Faut-il souligner à quel point des études comme celles-ci devraient être les bienvenues parmi nous aujourd’hui ? Les légitimes et même très louables préoccupations de l’apostolat moderne, qui nous ont fait regarder passionnément à l’extérieur de l’Eglise, nous ont trop servi de prétexte, ces dernières années, pour négliger ce fait primordial que le christianisme est d’abord et demeure toujours vie intérieure, colloque vivant de l’homme avec le Dieu qui lui a parlé, qui ne cesse de lui parler. Combien de laïcs instruits et fervents, et même parmi nos plus ardents militants d’Action Catholique, se plaignent aujourd’hui ouvertement de la peine qu’ils ont à trouver encore des prêtres qui s’intéressent personnellement aux problèmes de vie intérieure ! Faut-il tellement s’étonner après cela de la facilité stupéfiante avec laquelle d’autres militants, ou bien passent à des partis politiques athées ou violemment anti-chrétiens, en proclamant qu’ils n’ont abandonné du christianisme que ce qu’ils en appellent « la mythologie », ou bien, faisant le chemin inverse, adhèrent à des doctrines syncrétistes plus ou moins orientales, en se plaignant que leur christianisme antérieur leur ait proposé tout ce qu’on voulait, sauf de la spiritualité ?

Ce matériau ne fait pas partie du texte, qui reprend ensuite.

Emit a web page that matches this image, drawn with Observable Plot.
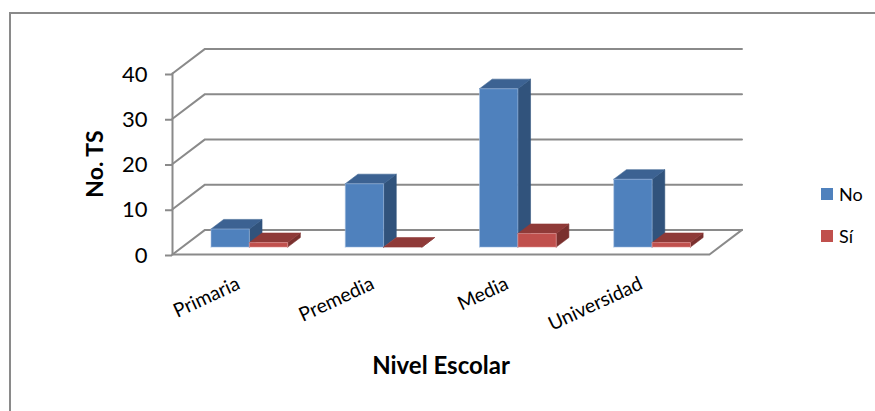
<!DOCTYPE html>
<html lang="es">
<head>
<meta charset="utf-8">
<script src="https://cdn.jsdelivr.net/npm/d3@7"></script>
<script src="https://cdn.jsdelivr.net/npm/@observablehq/plot@0.6"></script>
<style>
  html, body { margin: 0; padding: 0; background: #fff; }
  #chart { position: relative; width: 875px; height: 411px; overflow: hidden; font-family: Lato, sans-serif; }
  #chart svg { position: absolute; left: 0; top: 0; display: block; background: transparent; }
  #frame { position: absolute; left: 9px; top: 12px; right: 0; bottom: 0; border-left: 2px solid #8a8a8a; border-top: 2px solid #8a8a8a; }
  .key { position: absolute; left: 821px; display: flex; align-items: center; font-size: 18px; color: #000; height: 12px; }
  .key i { display: block; width: 12px; height: 12px; margin-right: 6px; }
</style>
</head>
<body>
<div id="chart"><div id="frame"></div></div>
<script>
// Survey counts by school level
const levels = ["Primaria", "Premedia", "Media", "Universidad"];
const noValues = [4, 14, 35, 15];
const siValues = [1, 0, 3, 1];
const yTicks = [0, 10, 20, 30, 40];

const seriesNames = ["No", "Sí"];
const palette = {
  No: { front: "#4f81bd", side: "#31537c", top: "#3c6292", edge: "#a5c0e2" },
  "Sí": { front: "#c0504d", side: "#7a302e", top: "#8f3a38", edge: "#e8a0a0" }
};

// Oblique projection of the chart's box: depth 0 is the front, depth 1 the back wall.
const depthX = 0.242;  // category units per full depth
const depthY = 5.44;   // value units per full depth
const project = (cat, value, depth) => ({ x: cat + depth * depthX, y: value + depth * depthY });

// Column layout inside each category band, with a 150% gap.
const barWidth = 1 / 3.5;
const barInset = (1 - 2 * barWidth) / 2;
const nearDepth = 0.3;
const farDepth = 0.69;

const faces = [];
function addFace(id, color, edge, corners) {
  corners.forEach(([c, v, d]) => faces.push({ ...project(c, v, d), id, color, edge }));
}
levels.forEach((level, i) => {
  [noValues[i], siValues[i]].forEach((value, s) => {
    const name = seriesNames[s];
    const p = palette[name];
    const x0 = i + barInset + s * barWidth;
    const x1 = x0 + barWidth;
    const key = `${level}-${name}`;
    addFace(`${key}-side`, p.side, p.side, [[x1, 0, nearDepth], [x1, 0, farDepth], [x1, value, farDepth], [x1, value, nearDepth], [x1, 0, nearDepth]]);
    addFace(`${key}-top`, p.top, p.top, [[x0, value, nearDepth], [x1, value, nearDepth], [x1, value, farDepth], [x0, value, farDepth], [x0, value, nearDepth]]);
    if (value > 0) {
      addFace(`${key}-front`, p.front, p.edge, [[x0, 0, nearDepth], [x1, 0, nearDepth], [x1, value, nearDepth], [x0, value, nearDepth], [x0, 0, nearDepth]]);
    }
  });
});

// Gridlines run up the side wall and along the back wall.
const gridLines = yTicks.flatMap(v =>
  [[0, v, 0], [0, v, 1], [levels.length, v, 1]].map(([c, w, d]) => ({ ...project(c, w, d), v }))
);
const floorEdge = [[0, 0, 0], [levels.length, 0, 0], [levels.length, 0, 1]].map(([c, v, d]) => project(c, v, d));
const valueAxis = [{ x: 0, y: 0 }, { x: 0, y: 40 }];
const lineGrey = "#8a8a8a";

const plot = Plot.plot({
  width: 875,
  height: 411,
  marginLeft: 172,
  marginRight: 166,
  marginTop: 73,
  marginBottom: 157,
  style: { fontFamily: "Lato, sans-serif", background: "transparent", color: "#000" },
  x: { domain: [0, levels.length], axis: null },
  y: { domain: [0, 40], axis: null },
  color: { type: "identity" },
  marks: [
    Plot.line(gridLines, { x: "x", y: "y", z: "v", stroke: lineGrey, strokeWidth: 2, curve: "linear" }),
    Plot.line(floorEdge, { x: "x", y: "y", stroke: lineGrey, strokeWidth: 2, curve: "linear" }),
    Plot.line(valueAxis, { x: "x", y: "y", stroke: lineGrey, strokeWidth: 2 }),
    Plot.axisY({ ticks: yTicks, tickSize: 7, tickPadding: 18, fontSize: 22, dy: 1, stroke: lineGrey, strokeWidth: 2, fill: "#000", label: null }),
    Plot.line(faces, { x: "x", y: "y", z: "id", fill: "color", stroke: "edge", strokeWidth: 0.8, strokeOpacity: 0.7, curve: "linear" }),
    // Slanted category labels end under the middle of each band
    Plot.text(levels, {
      x: (d, i) => i + 0.5,
      y: () => 0,
      text: d => d,
      rotate: -25,
      textAnchor: "end",
      dx: -1,
      dy: 28,
      fontSize: 19.5,
      fill: "#000"
    }),
    Plot.text(["No. TS"], { frameAnchor: "left", textAnchor: "middle", rotate: -90, dx: -77, dy: 0, fontWeight: "bold", fontSize: 23, fill: "#000" }),
    Plot.text(["Nivel Escolar"], { frameAnchor: "bottom", dy: 119, x: () => 2, fontWeight: "bold", fontSize: 24, fill: "#000" })
  ]
});
const chart = document.getElementById("chart");
chart.appendChild(plot);

// Series key on the right of the plot
seriesNames.forEach((name, i) => {
  const key = document.createElement("div");
  key.className = "key";
  key.style.top = (188 + i * 42) + "px";
  const swatch = document.createElement("i");
  swatch.style.background = palette[name].front;
  key.appendChild(swatch);
  key.appendChild(document.createTextNode(name));
  chart.appendChild(key);
});
</script>
</body>
</html>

A cette heure où un Pape qui nous demande un effort œcuménique exceptionnel de hardiesse imprime aux premiers jours de son pontificat une marque si directement spirituelle et évangélique, pensons aussi que les plus grands préjugés des chrétiens non catholiques contre l’Eglise viennent de ce qu’ils voient trop bien en elle la puissante organisation visible, mais se plaignent de ne pas y sentir suffisamment la présence et comme l’épiphanie des réalités invisibles.

Que toutes ces considérations, en ces dernières semaines du Carême, nous incitent à tirer sans plus attendre notre profit des deux ouvrages que nous avons signalés. Encore une fois, c’est à bien des titres qu’ont peut justement dire d’eux qu’ils viennent à leur heure.